I did. It felt so self-righteous. A close friend was DFd when I was in my late teens. I recall she worked at the place where I took lessons. I had to interact with her one time. She apologized and we both felt very uncomfortable.
When I became an adult, after some very dear people close to me were DFd, I realized I didn't want to do it anymore. I still avoided any overt confrontation, but it broke my heart not being able to interact with them closely anymore. I had gone to "serve where the need is great" and one of the local elders I loved very much was DFd. I didn't realize it at the time, but it was for apostasy. Those same elders that DFd him had treated me horribly, too.
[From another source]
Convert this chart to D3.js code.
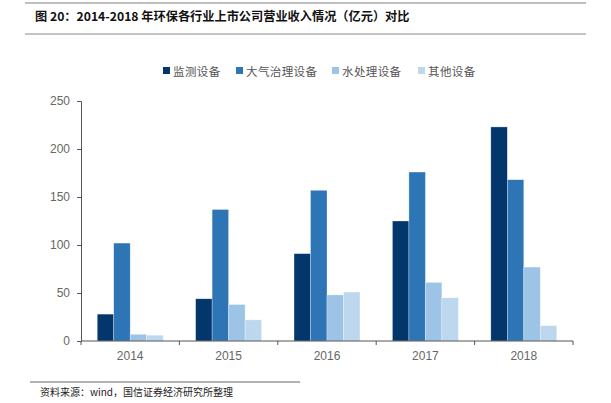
<html>
<head>
  <meta charset="utf-8">
  <script src="https://d3js.org/d3.v7.min.js"></script>
  <style>
    body { margin: 0; background: #fff; }
    text { font-family: "Liberation Sans", Arial, sans-serif; }
    .cjk { font-family: "Noto Sans CJK SC", sans-serif; }
  </style>
</head>
<body>
  <svg id="chart" width="611" height="403"></svg>
  <script>
    const years = ["2014", "2015", "2016", "2017", "2018"];
    const seriesNames = ["监测设备", "大气治理设备", "水处理设备", "其他设备"];
    const monitoring = [28, 44, 91, 125, 223];
    const airTreatment = [102, 137, 157, 176, 168];
    const waterTreatment = [7, 38, 48, 61, 77];
    const otherEquip = [6, 22, 51, 45, 16];
    const yTicks = [0, 50, 100, 150, 200, 250];
    const colors = ["#03366a", "#2e75b6", "#9dc3e6", "#bdd7ee"];

    const seriesValues = [monitoring, airTreatment, waterTreatment, otherEquip];
    const svg = d3.select("svg#chart");

    // header lines + title
    svg.append("line").attr("x1", 25).attr("x2", 586).attr("y1", 3).attr("y2", 3)
      .attr("stroke", "#aaa").attr("stroke-width", 1.5);
    svg.append("line").attr("x1", 25).attr("x2", 586).attr("y1", 34).attr("y2", 34)
      .attr("stroke", "#888").attr("stroke-width", 1);
    svg.append("text").attr("class", "cjk")
      .attr("x", 35).attr("y", 21)
      .style("font-size", "12.2px").style("font-weight", "bold").attr("fill", "#111")
      .text("图 20：2014-2018 年环保各行业上市公司营业收入情况（亿元）对比");

    const margin = { top: 101, left: 81, right: 38, bottom: 62 };
    const plotW = 611 - margin.left - margin.right;
    const plotH = 403 - margin.top - margin.bottom;
    const g = svg.append("g").attr("transform", `translate(${margin.left},${margin.top})`);

    const x = d3.scaleBand().domain(years).range([0, plotW]).paddingInner(0.33).paddingOuter(0.165);
    const xSub = d3.scaleBand().domain(d3.range(seriesNames.length)).range([0, x.bandwidth()]);
    const y = d3.scaleLinear().domain([0, 250]).range([plotH, 0]);

    // y axis
    const yAxis = g.append("g")
      .call(d3.axisLeft(y).tickValues(yTicks).tickSize(4).tickPadding(7));
    yAxis.select(".domain").attr("stroke", "#555");
    yAxis.selectAll(".tick line").attr("stroke", "#555");
    yAxis.selectAll("text").attr("fill", "#666").style("font-size", "12px");

    // bars
    years.forEach((yr, i) => {
      seriesValues.forEach((vals, s) => {
        g.append("rect")
          .attr("x", x(yr) + xSub(s))
          .attr("y", y(vals[i]))
          .attr("width", xSub.bandwidth())
          .attr("height", plotH - y(vals[i]))
          .attr("fill", colors[s])
          .attr("stroke", "#fff").attr("stroke-opacity", 0.5).attr("stroke-width", 0.6);
      });
    });

    // x axis with ticks between categories
    const xPos = d3.scaleLinear().domain([0, years.length]).range([0, plotW]);
    const xAxis = g.append("g").attr("transform", `translate(0,${plotH})`);
    xAxis.append("line").attr("x1", 0).attr("x2", plotW).attr("stroke", "#555");
    xAxis.selectAll("line.tk").data(d3.range(years.length + 1)).join("line")
      .attr("class", "tk")
      .attr("x1", d => xPos(d)).attr("x2", d => xPos(d))
      .attr("y1", 0).attr("y2", 4).attr("stroke", "#555");
    xAxis.selectAll("text").data(years).join("text")
      .attr("x", d => x(d) + x.bandwidth() / 2).attr("y", 19)
      .attr("text-anchor", "middle").attr("fill", "#666").style("font-size", "12px")
      .text(d => d);

    // legend
    const legendX = [163, 236, 332, 418];
    const legend = svg.append("g");
    seriesNames.forEach((name, s) => {
      legend.append("rect").attr("x", legendX[s]).attr("y", 67).attr("width", 7).attr("height", 7)
        .attr("fill", colors[s]);
      legend.append("text").attr("class", "cjk")
        .attr("x", legendX[s] + 10).attr("y", 75.5)
        .attr("fill", "#555").style("font-size", "11.5px").style("letter-spacing", "0.4px")
        .text(name);
    });

    // source
    svg.append("line").attr("x1", 30).attr("x2", 300).attr("y1", 382).attr("y2", 382)
      .attr("stroke", "#666").attr("stroke-width", 1);
    svg.append("text").attr("class", "cjk")
      .attr("x", 40).attr("y", 396)
      .attr("fill", "#222").style("font-size", "10px")
      .text("资料来源：wind，国信证券经济研究所整理");
  </script>
</body>
</html>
After I got back home I stopped shunning. In fact, I openly welcomed a DFd friend to the hall and hugged her and spoke to her in front of the rest if the congregation, told her how happy I was to see her. My actions were instrumental in her returning - which I now feel rather ambivalent about. It ended her shunning, but it also brought her back into the cult. Funny, I had completely forgotten all of that until just now.
When I myself was DFd, I realized how important those small kindnesses were. I know I avoided people's eyes when I was DF'd. It was for two reasons. I didn't want to see the scorn in their eyes or have them turn away, and I wanted to make it easy for them because I felt so guilty. One meeting the only empty chair was next to a former piano student of mine. Through the whole meeting I could feel how tense she was sitting next to me and I just wanted to die.
The only thing that kept me going and saved my life was that after a year of hell had passed, my pioneer aunt and then my mom both decided they had enough of the elders games and stopped shunning me. They stayed by my side at the convention and supported my efforts to return.